■ **TASK OBJECTIVE**
Quote the listing in full, exactly as given, minus any pictures.

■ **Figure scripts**
>>>>

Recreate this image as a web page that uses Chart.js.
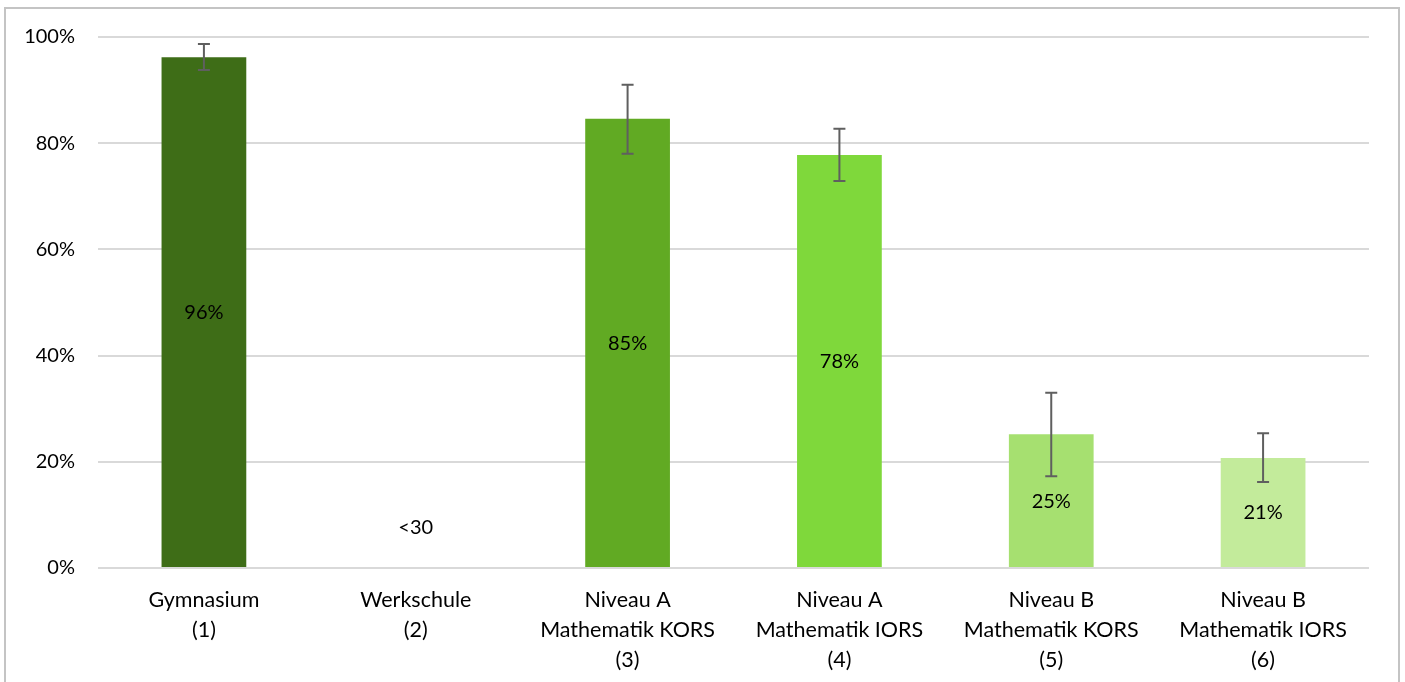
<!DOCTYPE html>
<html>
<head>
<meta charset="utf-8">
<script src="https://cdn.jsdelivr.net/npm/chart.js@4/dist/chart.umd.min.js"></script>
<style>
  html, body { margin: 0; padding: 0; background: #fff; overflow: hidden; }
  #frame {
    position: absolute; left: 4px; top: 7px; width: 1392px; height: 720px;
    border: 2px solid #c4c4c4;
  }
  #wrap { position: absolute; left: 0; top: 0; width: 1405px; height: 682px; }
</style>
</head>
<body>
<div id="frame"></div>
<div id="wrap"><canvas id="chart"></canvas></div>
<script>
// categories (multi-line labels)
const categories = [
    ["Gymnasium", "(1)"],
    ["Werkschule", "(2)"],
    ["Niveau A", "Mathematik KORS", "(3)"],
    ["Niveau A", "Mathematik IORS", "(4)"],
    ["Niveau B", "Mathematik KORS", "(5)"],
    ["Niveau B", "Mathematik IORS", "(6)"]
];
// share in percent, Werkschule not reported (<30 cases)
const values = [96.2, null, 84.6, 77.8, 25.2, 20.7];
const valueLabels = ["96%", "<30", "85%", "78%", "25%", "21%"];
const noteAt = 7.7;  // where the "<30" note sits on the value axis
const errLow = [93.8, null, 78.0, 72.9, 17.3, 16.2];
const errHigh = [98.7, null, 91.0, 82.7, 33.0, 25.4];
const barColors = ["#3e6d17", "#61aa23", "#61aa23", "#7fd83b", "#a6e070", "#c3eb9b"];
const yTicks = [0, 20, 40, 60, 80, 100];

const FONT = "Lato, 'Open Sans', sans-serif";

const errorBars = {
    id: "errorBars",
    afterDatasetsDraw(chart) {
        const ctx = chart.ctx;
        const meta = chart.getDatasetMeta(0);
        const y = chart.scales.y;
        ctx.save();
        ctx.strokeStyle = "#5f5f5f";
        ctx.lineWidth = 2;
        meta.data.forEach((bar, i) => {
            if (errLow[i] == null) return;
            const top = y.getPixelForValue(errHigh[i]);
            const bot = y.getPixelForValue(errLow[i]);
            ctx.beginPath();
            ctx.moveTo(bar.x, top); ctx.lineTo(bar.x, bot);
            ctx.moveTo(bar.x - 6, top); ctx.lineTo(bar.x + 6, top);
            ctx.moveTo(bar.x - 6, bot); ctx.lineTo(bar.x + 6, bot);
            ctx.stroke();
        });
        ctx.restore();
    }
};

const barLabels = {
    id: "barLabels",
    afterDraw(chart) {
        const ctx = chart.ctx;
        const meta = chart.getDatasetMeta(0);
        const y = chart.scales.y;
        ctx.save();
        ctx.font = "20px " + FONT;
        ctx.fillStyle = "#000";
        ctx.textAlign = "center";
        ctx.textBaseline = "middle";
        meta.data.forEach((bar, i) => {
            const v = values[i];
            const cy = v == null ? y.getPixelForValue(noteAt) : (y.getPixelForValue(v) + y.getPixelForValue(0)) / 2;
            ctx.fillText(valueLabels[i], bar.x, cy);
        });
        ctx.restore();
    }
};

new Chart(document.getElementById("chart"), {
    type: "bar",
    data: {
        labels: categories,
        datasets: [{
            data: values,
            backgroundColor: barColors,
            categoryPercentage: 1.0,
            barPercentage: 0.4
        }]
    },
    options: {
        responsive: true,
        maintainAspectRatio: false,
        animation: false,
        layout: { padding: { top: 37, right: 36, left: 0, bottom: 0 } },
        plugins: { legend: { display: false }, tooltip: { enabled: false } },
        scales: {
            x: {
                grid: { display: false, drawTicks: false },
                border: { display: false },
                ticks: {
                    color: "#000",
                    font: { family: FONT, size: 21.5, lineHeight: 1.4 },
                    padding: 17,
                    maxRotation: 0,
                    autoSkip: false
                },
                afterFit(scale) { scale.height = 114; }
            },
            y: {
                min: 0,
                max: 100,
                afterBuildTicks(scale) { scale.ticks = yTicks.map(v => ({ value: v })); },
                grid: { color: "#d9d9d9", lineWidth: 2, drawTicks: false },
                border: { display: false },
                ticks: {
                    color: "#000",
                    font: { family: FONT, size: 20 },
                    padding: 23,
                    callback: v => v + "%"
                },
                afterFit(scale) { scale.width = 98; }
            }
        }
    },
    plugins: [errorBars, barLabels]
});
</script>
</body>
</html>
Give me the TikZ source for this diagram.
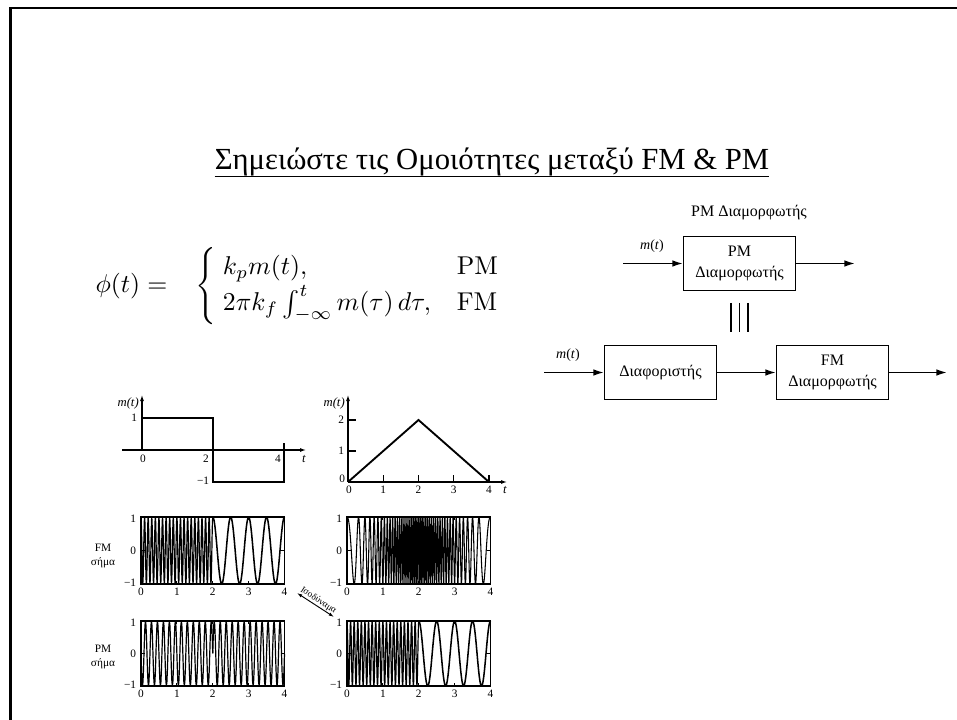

<<<<

■ **SOLVED EXERCISE**
Recreate this image as a web page that uses Chart.js.
<!DOCTYPE html>
<html>
<head>
<meta charset="utf-8">
<script src="https://cdn.jsdelivr.net/npm/chart.js@4/dist/chart.umd.min.js"></script>
<style>
  html, body { margin: 0; padding: 0; background: #fff; overflow: hidden; }
  #frame {
    position: absolute; left: 4px; top: 7px; width: 1392px; height: 720px;
    border: 2px solid #c4c4c4;
  }
  #wrap { position: absolute; left: 0; top: 0; width: 1405px; height: 682px; }
</style>
</head>
<body>
<div id="frame"></div>
<div id="wrap"><canvas id="chart"></canvas></div>
<script>
// categories (multi-line labels)
const categories = [
    ["Gymnasium", "(1)"],
    ["Werkschule", "(2)"],
    ["Niveau A", "Mathematik KORS", "(3)"],
    ["Niveau A", "Mathematik IORS", "(4)"],
    ["Niveau B", "Mathematik KORS", "(5)"],
    ["Niveau B", "Mathematik IORS", "(6)"]
];
// share in percent, Werkschule not reported (<30 cases)
const values = [96.2, null, 84.6, 77.8, 25.2, 20.7];
const valueLabels = ["96%", "<30", "85%", "78%", "25%", "21%"];
const noteAt = 7.7;  // where the "<30" note sits on the value axis
const errLow = [93.8, null, 78.0, 72.9, 17.3, 16.2];
const errHigh = [98.7, null, 91.0, 82.7, 33.0, 25.4];
const barColors = ["#3e6d17", "#61aa23", "#61aa23", "#7fd83b", "#a6e070", "#c3eb9b"];
const yTicks = [0, 20, 40, 60, 80, 100];

const FONT = "Lato, 'Open Sans', sans-serif";

const errorBars = {
    id: "errorBars",
    afterDatasetsDraw(chart) {
        const ctx = chart.ctx;
        const meta = chart.getDatasetMeta(0);
        const y = chart.scales.y;
        ctx.save();
        ctx.strokeStyle = "#5f5f5f";
        ctx.lineWidth = 2;
        meta.data.forEach((bar, i) => {
            if (errLow[i] == null) return;
            const top = y.getPixelForValue(errHigh[i]);
            const bot = y.getPixelForValue(errLow[i]);
            ctx.beginPath();
            ctx.moveTo(bar.x, top); ctx.lineTo(bar.x, bot);
            ctx.moveTo(bar.x - 6, top); ctx.lineTo(bar.x + 6, top);
            ctx.moveTo(bar.x - 6, bot); ctx.lineTo(bar.x + 6, bot);
            ctx.stroke();
        });
        ctx.restore();
    }
};

const barLabels = {
    id: "barLabels",
    afterDraw(chart) {
        const ctx = chart.ctx;
        const meta = chart.getDatasetMeta(0);
        const y = chart.scales.y;
        ctx.save();
        ctx.font = "20px " + FONT;
        ctx.fillStyle = "#000";
        ctx.textAlign = "center";
        ctx.textBaseline = "middle";
        meta.data.forEach((bar, i) => {
            const v = values[i];
            const cy = v == null ? y.getPixelForValue(noteAt) : (y.getPixelForValue(v) + y.getPixelForValue(0)) / 2;
            ctx.fillText(valueLabels[i], bar.x, cy);
        });
        ctx.restore();
    }
};

new Chart(document.getElementById("chart"), {
    type: "bar",
    data: {
        labels: categories,
        datasets: [{
            data: values,
            backgroundColor: barColors,
            categoryPercentage: 1.0,
            barPercentage: 0.4
        }]
    },
    options: {
        responsive: true,
        maintainAspectRatio: false,
        animation: false,
        layout: { padding: { top: 37, right: 36, left: 0, bottom: 0 } },
        plugins: { legend: { display: false }, tooltip: { enabled: false } },
        scales: {
            x: {
                grid: { display: false, drawTicks: false },
                border: { display: false },
                ticks: {
                    color: "#000",
                    font: { family: FONT, size: 21.5, lineHeight: 1.4 },
                    padding: 17,
                    maxRotation: 0,
                    autoSkip: false
                },
                afterFit(scale) { scale.height = 114; }
            },
            y: {
                min: 0,
                max: 100,
                afterBuildTicks(scale) { scale.ticks = yTicks.map(v => ({ value: v })); },
                grid: { color: "#d9d9d9", lineWidth: 2, drawTicks: false },
                border: { display: false },
                ticks: {
                    color: "#000",
                    font: { family: FONT, size: 20 },
                    padding: 23,
                    callback: v => v + "%"
                },
                afterFit(scale) { scale.width = 98; }
            }
        }
    },
    plugins: [errorBars, barLabels]
});
</script>
</body>
</html>
Give me the TikZ source for this diagram.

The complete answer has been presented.